## Job
Reproduce exactly the lines below, from the first one through the line containing "1.2, ticks: ''", and omit any pictures.
################
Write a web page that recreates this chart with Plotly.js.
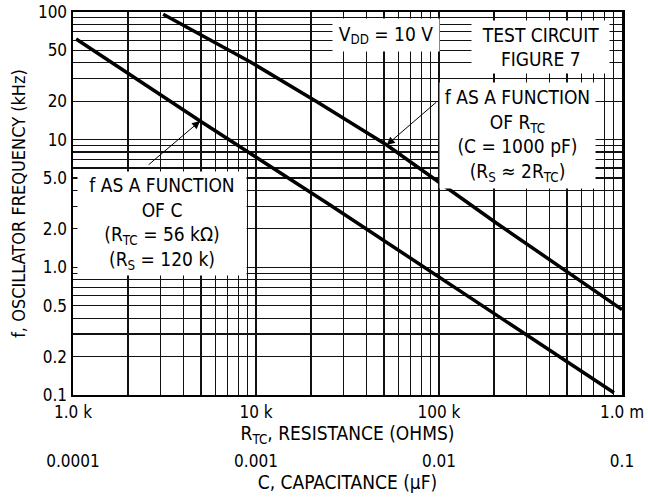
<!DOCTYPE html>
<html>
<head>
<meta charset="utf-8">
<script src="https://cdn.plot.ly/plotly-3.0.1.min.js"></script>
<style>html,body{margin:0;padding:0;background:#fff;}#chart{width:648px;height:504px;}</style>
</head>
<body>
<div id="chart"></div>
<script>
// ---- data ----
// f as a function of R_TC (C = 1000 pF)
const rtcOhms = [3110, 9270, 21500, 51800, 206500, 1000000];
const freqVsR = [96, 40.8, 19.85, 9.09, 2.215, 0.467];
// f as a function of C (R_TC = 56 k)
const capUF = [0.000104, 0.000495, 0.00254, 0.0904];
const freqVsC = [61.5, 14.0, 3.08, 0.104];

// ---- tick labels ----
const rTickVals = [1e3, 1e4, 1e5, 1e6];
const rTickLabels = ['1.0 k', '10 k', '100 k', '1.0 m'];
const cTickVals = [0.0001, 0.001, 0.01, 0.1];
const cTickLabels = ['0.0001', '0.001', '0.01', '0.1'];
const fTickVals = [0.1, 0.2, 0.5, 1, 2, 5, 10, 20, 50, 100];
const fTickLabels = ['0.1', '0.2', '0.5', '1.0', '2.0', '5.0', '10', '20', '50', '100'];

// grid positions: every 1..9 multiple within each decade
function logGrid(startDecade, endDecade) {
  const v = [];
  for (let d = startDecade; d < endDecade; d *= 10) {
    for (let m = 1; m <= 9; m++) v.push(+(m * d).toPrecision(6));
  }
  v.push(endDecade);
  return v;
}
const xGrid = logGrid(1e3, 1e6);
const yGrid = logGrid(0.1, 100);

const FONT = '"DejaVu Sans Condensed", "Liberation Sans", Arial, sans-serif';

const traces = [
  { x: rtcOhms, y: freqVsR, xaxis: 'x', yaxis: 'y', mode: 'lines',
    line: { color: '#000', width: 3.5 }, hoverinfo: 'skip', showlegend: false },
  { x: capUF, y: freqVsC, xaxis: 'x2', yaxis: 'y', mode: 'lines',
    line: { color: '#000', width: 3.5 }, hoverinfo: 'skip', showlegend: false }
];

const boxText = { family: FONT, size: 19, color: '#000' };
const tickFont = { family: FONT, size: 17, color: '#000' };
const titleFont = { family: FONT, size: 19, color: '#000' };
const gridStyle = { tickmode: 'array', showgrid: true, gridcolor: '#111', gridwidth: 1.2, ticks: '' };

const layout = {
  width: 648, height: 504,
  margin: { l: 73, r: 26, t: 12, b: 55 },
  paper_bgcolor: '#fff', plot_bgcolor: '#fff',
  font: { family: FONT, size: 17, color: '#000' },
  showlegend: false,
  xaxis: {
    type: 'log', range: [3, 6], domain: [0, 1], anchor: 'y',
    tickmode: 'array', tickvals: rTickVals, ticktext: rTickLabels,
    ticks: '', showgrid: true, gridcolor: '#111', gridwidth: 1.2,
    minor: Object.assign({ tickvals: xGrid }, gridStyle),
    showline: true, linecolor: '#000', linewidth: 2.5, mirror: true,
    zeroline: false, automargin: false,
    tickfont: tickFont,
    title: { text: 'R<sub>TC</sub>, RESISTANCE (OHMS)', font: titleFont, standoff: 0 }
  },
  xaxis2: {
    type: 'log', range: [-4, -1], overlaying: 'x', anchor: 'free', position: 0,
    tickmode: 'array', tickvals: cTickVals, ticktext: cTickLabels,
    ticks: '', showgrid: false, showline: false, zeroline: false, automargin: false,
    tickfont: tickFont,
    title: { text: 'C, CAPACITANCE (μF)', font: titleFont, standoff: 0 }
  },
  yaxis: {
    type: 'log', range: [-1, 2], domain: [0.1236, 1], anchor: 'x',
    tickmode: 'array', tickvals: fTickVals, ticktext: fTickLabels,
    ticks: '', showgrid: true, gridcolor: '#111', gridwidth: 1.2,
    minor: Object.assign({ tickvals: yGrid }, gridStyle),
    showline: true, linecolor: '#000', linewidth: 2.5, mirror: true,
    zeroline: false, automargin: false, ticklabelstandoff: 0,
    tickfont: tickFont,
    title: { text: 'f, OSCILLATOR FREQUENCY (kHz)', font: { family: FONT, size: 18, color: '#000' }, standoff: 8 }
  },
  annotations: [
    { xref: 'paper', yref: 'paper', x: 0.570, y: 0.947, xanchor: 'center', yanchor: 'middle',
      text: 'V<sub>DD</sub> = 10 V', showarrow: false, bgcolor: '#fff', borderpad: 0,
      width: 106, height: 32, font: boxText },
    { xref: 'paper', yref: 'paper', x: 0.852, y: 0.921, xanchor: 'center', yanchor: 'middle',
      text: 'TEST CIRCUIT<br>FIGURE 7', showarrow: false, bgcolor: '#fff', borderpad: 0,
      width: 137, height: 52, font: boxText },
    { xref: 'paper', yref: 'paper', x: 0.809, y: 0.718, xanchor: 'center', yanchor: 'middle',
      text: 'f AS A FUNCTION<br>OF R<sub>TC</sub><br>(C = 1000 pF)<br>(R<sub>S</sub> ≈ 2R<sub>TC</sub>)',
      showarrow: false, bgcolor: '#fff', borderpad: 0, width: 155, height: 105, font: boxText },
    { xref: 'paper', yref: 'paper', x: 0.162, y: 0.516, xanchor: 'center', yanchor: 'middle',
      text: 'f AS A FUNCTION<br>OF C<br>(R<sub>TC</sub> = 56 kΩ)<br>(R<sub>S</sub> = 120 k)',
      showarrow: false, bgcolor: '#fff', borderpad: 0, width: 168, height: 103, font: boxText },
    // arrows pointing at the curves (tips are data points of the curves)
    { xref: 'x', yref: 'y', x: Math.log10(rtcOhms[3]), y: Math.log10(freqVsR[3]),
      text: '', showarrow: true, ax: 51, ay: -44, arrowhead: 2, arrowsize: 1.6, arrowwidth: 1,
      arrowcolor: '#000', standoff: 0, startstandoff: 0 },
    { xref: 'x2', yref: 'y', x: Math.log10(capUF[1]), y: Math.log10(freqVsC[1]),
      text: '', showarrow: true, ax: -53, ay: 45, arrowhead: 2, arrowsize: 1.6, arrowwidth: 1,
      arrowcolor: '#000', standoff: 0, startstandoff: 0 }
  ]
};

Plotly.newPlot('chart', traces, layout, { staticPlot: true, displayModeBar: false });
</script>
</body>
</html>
################
## Result of the exercise
Write a web page that recreates this chart with Plotly.js.
<!DOCTYPE html>
<html>
<head>
<meta charset="utf-8">
<script src="https://cdn.plot.ly/plotly-3.0.1.min.js"></script>
<style>html,body{margin:0;padding:0;background:#fff;}#chart{width:648px;height:504px;}</style>
</head>
<body>
<div id="chart"></div>
<script>
// ---- data ----
// f as a function of R_TC (C = 1000 pF)
const rtcOhms = [3110, 9270, 21500, 51800, 206500, 1000000];
const freqVsR = [96, 40.8, 19.85, 9.09, 2.215, 0.467];
// f as a function of C (R_TC = 56 k)
const capUF = [0.000104, 0.000495, 0.00254, 0.0904];
const freqVsC = [61.5, 14.0, 3.08, 0.104];

// ---- tick labels ----
const rTickVals = [1e3, 1e4, 1e5, 1e6];
const rTickLabels = ['1.0 k', '10 k', '100 k', '1.0 m'];
const cTickVals = [0.0001, 0.001, 0.01, 0.1];
const cTickLabels = ['0.0001', '0.001', '0.01', '0.1'];
const fTickVals = [0.1, 0.2, 0.5, 1, 2, 5, 10, 20, 50, 100];
const fTickLabels = ['0.1', '0.2', '0.5', '1.0', '2.0', '5.0', '10', '20', '50', '100'];

// grid positions: every 1..9 multiple within each decade
function logGrid(startDecade, endDecade) {
  const v = [];
  for (let d = startDecade; d < endDecade; d *= 10) {
    for (let m = 1; m <= 9; m++) v.push(+(m * d).toPrecision(6));
  }
  v.push(endDecade);
  return v;
}
const xGrid = logGrid(1e3, 1e6);
const yGrid = logGrid(0.1, 100);

const FONT = '"DejaVu Sans Condensed", "Liberation Sans", Arial, sans-serif';

const traces = [
  { x: rtcOhms, y: freqVsR, xaxis: 'x', yaxis: 'y', mode: 'lines',
    line: { color: '#000', width: 3.5 }, hoverinfo: 'skip', showlegend: false },
  { x: capUF, y: freqVsC, xaxis: 'x2', yaxis: 'y', mode: 'lines',
    line: { color: '#000', width: 3.5 }, hoverinfo: 'skip', showlegend: false }
];

const boxText = { family: FONT, size: 19, color: '#000' };
const tickFont = { family: FONT, size: 17, color: '#000' };
const titleFont = { family: FONT, size: 19, color: '#000' };
const gridStyle = { tickmode: 'array', showgrid: true, gridcolor: '#111', gridwidth: 1.2, ticks: '' };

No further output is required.